## JOB:
Find the line with "Write the matplotlib code for this chart." and the line with "ax = fig.add_axes([117", then repeat both of them and every line in between exactly. Omit the pictures.

Data items
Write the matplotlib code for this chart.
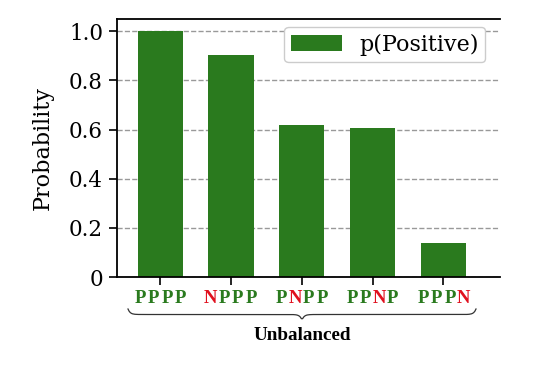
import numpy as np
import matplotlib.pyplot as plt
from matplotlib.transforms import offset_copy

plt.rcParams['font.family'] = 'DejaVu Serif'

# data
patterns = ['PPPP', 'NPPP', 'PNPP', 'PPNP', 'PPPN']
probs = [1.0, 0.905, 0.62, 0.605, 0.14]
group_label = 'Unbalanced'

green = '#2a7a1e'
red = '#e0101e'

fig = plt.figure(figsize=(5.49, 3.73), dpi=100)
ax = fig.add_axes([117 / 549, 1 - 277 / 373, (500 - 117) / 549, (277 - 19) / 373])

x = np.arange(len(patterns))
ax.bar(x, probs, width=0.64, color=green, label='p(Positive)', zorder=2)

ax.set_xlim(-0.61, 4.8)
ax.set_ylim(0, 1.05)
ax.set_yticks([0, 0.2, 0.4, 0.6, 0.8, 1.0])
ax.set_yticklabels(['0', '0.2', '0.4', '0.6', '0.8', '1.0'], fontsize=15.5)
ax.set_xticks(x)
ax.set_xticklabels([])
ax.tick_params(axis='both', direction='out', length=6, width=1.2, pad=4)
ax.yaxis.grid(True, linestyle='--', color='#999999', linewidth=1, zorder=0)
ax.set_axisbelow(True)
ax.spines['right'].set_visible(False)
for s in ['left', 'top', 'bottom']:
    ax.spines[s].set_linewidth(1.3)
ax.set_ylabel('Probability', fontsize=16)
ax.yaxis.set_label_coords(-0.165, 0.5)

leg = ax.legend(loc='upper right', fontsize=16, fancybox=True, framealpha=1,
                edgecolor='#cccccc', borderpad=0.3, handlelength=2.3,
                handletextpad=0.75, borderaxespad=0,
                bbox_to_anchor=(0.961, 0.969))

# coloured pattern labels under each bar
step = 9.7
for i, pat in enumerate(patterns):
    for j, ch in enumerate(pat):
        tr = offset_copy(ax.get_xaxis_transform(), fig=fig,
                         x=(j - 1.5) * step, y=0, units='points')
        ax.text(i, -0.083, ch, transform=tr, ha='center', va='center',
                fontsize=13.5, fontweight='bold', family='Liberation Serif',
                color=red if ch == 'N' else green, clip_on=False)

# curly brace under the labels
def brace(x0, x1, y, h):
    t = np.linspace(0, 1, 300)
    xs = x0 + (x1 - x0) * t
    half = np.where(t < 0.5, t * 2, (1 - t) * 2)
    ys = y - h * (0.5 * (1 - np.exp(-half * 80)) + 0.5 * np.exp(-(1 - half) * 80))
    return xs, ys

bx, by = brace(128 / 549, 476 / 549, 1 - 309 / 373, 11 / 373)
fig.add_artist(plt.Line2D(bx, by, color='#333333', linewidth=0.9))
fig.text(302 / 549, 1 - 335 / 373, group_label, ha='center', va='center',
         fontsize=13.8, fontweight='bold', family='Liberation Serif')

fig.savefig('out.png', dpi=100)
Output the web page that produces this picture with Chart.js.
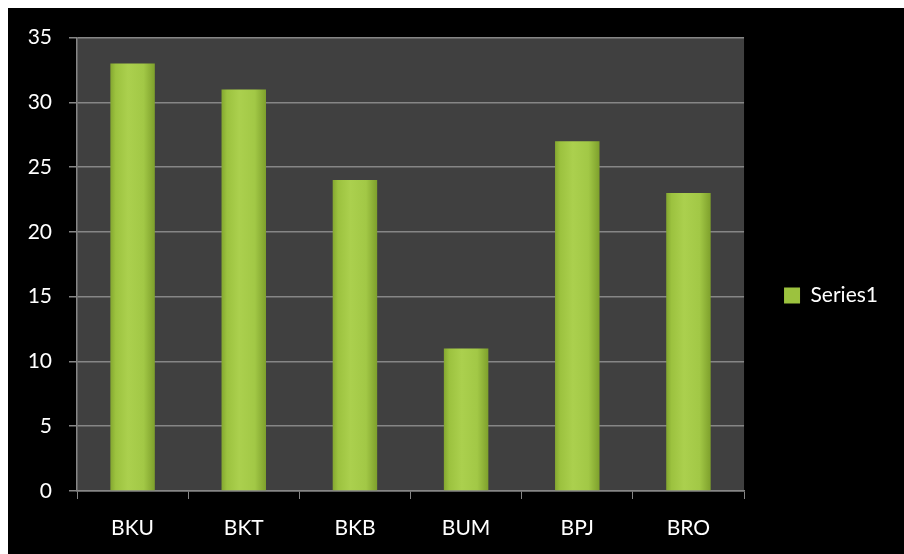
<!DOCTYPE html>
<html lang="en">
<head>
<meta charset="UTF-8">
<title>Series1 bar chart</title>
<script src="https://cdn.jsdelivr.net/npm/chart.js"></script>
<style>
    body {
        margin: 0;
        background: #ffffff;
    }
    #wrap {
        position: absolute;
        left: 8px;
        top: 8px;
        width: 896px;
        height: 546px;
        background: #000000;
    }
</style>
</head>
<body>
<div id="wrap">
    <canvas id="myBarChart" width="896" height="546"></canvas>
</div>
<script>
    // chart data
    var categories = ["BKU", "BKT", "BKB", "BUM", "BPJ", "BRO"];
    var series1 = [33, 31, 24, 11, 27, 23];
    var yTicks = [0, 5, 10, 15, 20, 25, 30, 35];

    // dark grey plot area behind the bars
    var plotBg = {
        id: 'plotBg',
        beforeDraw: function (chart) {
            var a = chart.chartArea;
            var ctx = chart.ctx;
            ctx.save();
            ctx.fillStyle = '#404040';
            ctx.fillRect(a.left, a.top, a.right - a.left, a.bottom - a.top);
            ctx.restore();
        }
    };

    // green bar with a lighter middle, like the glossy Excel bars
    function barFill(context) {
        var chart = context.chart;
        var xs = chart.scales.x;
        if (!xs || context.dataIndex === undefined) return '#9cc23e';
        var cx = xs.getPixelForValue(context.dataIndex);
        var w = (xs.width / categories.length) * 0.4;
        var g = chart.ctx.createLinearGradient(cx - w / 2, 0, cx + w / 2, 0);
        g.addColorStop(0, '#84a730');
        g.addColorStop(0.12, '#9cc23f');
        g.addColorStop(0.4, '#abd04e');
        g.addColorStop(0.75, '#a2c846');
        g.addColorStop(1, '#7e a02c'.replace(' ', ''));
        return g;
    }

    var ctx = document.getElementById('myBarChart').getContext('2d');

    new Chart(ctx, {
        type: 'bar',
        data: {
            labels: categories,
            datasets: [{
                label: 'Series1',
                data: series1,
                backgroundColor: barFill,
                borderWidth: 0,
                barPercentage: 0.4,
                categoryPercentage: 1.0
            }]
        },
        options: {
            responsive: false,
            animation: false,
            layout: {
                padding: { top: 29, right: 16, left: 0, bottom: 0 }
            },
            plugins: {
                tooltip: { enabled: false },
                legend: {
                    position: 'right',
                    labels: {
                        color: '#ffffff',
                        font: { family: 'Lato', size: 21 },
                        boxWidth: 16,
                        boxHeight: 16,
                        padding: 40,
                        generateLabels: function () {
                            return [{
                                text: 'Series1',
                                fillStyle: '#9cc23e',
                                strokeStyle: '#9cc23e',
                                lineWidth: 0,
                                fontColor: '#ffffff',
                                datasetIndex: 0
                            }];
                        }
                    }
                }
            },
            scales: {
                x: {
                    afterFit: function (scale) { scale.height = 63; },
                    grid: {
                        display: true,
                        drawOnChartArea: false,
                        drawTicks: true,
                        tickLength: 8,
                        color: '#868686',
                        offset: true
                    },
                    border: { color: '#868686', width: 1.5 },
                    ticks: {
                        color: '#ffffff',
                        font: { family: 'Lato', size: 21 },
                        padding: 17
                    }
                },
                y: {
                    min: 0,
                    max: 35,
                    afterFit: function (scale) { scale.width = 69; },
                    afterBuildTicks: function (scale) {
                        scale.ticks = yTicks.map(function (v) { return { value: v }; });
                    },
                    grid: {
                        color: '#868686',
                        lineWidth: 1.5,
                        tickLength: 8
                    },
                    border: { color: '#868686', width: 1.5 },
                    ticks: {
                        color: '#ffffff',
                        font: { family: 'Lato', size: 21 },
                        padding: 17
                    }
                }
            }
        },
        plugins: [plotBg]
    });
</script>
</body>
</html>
--
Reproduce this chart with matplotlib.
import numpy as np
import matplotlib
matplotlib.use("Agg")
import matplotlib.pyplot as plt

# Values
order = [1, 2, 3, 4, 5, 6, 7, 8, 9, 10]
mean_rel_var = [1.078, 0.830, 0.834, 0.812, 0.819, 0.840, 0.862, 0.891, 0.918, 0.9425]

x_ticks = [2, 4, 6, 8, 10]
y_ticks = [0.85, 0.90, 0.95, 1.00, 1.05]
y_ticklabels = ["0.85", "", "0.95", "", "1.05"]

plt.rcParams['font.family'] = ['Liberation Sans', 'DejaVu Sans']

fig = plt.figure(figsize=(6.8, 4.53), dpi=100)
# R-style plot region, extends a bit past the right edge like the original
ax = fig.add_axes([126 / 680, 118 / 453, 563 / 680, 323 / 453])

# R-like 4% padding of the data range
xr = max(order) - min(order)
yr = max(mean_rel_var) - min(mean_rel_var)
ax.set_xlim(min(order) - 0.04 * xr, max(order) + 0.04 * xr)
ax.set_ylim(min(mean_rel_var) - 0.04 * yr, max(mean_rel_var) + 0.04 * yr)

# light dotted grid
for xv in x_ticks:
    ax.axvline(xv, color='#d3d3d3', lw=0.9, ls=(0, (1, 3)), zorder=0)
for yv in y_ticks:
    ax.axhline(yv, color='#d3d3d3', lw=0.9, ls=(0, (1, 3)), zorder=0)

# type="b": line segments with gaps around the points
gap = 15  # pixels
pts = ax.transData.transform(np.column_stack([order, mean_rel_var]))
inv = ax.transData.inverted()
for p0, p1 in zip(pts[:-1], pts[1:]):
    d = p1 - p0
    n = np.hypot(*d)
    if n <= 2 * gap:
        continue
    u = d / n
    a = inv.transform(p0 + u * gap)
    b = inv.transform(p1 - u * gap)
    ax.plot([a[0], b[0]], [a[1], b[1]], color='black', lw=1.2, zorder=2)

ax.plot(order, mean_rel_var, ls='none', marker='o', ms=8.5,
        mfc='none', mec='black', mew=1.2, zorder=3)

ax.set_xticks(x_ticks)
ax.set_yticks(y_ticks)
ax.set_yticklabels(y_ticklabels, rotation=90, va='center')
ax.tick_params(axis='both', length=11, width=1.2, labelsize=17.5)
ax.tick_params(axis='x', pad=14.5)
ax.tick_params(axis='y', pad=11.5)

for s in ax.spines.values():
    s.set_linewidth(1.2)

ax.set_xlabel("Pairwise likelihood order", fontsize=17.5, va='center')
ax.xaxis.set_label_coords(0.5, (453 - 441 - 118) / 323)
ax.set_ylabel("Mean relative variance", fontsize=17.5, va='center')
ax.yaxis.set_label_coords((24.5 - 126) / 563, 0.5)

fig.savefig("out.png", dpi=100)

## FINISHED EXERCISE:
Write the matplotlib code for this chart.
import numpy as np
import matplotlib.pyplot as plt
from matplotlib.transforms import offset_copy

plt.rcParams['font.family'] = 'DejaVu Serif'

# data
patterns = ['PPPP', 'NPPP', 'PNPP', 'PPNP', 'PPPN']
probs = [1.0, 0.905, 0.62, 0.605, 0.14]
group_label = 'Unbalanced'

green = '#2a7a1e'
red = '#e0101e'

fig = plt.figure(figsize=(5.49, 3.73), dpi=100)
ax = fig.add_axes([117 / 549, 1 - 277 / 373, (500 - 117) / 549, (277 - 19) / 373])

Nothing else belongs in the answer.